● **Requirement**:
Among the lines below, keep only those from the one containing "Convert this chart to matplotlib code." through the one containing "b2 = ax.bar(x", and reproduce them exactly.

● **Records to use**:
|---|

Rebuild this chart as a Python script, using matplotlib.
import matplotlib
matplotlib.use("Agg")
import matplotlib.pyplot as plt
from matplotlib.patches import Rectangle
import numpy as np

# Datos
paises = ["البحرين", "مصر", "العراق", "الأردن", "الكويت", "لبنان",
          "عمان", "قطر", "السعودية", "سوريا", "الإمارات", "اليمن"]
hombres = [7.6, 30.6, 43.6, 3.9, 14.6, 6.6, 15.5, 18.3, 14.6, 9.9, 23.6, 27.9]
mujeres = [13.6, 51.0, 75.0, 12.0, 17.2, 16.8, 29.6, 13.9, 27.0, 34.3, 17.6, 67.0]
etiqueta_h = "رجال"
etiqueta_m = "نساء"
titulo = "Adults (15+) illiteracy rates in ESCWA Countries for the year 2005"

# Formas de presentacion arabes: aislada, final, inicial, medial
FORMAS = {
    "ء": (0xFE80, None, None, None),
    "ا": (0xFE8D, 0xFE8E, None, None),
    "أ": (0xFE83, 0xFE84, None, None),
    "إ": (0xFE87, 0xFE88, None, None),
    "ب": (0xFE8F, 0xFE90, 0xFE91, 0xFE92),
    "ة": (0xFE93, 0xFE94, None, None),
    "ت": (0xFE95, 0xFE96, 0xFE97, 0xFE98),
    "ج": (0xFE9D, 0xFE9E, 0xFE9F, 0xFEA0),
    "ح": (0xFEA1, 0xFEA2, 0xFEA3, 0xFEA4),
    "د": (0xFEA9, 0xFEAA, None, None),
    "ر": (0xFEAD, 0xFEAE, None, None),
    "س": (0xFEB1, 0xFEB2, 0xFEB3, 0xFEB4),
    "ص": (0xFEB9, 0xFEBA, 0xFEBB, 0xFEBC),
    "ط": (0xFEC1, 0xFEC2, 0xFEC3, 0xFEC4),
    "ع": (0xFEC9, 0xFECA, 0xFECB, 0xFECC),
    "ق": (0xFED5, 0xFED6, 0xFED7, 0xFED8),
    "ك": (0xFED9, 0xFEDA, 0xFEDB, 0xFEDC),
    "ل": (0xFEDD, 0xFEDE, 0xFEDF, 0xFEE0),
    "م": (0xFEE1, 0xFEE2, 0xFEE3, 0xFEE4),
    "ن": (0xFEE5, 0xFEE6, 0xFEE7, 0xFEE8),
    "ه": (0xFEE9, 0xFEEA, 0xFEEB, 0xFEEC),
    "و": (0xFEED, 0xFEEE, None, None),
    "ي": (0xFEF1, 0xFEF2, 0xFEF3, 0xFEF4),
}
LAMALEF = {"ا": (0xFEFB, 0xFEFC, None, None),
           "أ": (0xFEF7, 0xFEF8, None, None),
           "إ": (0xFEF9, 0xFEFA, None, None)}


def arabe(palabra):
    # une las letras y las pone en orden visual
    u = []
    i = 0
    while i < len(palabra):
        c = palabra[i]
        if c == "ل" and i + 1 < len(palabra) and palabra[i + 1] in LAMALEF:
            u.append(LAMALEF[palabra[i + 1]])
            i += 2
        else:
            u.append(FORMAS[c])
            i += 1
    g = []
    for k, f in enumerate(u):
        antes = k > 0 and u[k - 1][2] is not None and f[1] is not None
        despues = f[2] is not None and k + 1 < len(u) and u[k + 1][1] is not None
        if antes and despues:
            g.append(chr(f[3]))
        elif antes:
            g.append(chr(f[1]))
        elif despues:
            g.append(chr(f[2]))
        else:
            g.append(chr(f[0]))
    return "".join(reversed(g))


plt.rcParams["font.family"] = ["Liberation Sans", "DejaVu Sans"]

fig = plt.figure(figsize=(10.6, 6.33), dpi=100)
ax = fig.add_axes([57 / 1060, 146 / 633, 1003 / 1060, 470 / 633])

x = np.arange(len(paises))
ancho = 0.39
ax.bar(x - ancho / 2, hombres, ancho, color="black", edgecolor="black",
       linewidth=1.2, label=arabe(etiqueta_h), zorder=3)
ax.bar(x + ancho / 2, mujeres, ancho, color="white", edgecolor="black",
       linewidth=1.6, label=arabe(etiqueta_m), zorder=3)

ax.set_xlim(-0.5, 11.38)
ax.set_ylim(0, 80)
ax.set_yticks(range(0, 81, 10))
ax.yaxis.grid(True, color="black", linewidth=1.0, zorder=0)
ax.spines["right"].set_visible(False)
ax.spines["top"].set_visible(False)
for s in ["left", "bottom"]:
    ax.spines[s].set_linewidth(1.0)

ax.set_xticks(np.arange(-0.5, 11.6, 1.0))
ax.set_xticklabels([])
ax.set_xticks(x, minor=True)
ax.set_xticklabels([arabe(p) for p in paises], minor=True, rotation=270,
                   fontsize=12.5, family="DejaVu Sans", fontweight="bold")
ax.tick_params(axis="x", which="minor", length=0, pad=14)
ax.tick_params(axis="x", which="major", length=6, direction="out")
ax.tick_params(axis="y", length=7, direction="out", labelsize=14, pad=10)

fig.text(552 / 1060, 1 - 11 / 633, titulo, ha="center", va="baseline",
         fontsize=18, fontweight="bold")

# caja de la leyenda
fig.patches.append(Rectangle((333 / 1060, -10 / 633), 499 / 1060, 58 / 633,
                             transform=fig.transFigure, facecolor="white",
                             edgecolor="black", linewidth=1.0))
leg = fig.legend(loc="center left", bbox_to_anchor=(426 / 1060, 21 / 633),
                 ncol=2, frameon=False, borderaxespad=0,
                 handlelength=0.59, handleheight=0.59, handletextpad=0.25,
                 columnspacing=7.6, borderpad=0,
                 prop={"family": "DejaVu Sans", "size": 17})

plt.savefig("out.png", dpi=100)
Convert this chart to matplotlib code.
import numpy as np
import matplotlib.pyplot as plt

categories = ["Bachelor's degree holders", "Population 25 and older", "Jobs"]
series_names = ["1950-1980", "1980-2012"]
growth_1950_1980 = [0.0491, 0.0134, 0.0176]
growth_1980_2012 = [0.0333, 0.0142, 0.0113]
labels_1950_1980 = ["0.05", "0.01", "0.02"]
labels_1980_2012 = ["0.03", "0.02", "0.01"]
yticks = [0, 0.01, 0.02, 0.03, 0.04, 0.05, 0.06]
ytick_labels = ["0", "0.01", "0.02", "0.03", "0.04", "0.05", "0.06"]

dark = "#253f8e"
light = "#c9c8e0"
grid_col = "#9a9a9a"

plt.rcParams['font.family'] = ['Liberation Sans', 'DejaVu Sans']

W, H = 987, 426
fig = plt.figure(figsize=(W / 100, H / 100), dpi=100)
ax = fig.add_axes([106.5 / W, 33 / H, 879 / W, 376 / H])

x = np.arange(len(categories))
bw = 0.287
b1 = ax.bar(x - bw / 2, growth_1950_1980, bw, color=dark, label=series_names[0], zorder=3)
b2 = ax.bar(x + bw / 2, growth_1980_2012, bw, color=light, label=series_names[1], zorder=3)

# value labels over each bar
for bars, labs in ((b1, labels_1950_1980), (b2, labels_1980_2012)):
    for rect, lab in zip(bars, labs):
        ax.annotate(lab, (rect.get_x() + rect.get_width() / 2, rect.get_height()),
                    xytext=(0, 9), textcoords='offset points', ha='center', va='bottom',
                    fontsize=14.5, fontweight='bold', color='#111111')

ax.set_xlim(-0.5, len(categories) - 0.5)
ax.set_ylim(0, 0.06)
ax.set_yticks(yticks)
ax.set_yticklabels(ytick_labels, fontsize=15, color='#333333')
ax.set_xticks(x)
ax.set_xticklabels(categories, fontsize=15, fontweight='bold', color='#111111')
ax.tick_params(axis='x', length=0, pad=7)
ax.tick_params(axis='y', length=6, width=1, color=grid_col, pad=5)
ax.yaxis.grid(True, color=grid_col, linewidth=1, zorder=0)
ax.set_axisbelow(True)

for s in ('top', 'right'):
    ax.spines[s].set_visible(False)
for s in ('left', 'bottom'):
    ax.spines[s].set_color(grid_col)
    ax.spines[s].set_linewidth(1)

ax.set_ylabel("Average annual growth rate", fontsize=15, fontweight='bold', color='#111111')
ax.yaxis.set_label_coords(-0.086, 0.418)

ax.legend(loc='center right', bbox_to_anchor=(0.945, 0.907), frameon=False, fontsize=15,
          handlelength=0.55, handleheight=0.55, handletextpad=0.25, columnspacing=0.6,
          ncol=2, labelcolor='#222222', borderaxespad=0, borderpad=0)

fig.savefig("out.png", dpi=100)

|---|

● **Finished exercise**:
Convert this chart to matplotlib code.
import numpy as np
import matplotlib.pyplot as plt

categories = ["Bachelor's degree holders", "Population 25 and older", "Jobs"]
series_names = ["1950-1980", "1980-2012"]
growth_1950_1980 = [0.0491, 0.0134, 0.0176]
growth_1980_2012 = [0.0333, 0.0142, 0.0113]
labels_1950_1980 = ["0.05", "0.01", "0.02"]
labels_1980_2012 = ["0.03", "0.02", "0.01"]
yticks = [0, 0.01, 0.02, 0.03, 0.04, 0.05, 0.06]
ytick_labels = ["0", "0.01", "0.02", "0.03", "0.04", "0.05", "0.06"]

dark = "#253f8e"
light = "#c9c8e0"
grid_col = "#9a9a9a"

plt.rcParams['font.family'] = ['Liberation Sans', 'DejaVu Sans']

W, H = 987, 426
fig = plt.figure(figsize=(W / 100, H / 100), dpi=100)
ax = fig.add_axes([106.5 / W, 33 / H, 879 / W, 376 / H])

x = np.arange(len(categories))
bw = 0.287
b1 = ax.bar(x - bw / 2, growth_1950_1980, bw, color=dark, label=series_names[0], zorder=3)
b2 = ax.bar(x + bw / 2, growth_1980_2012, bw, color=light, label=series_names[1], zorder=3)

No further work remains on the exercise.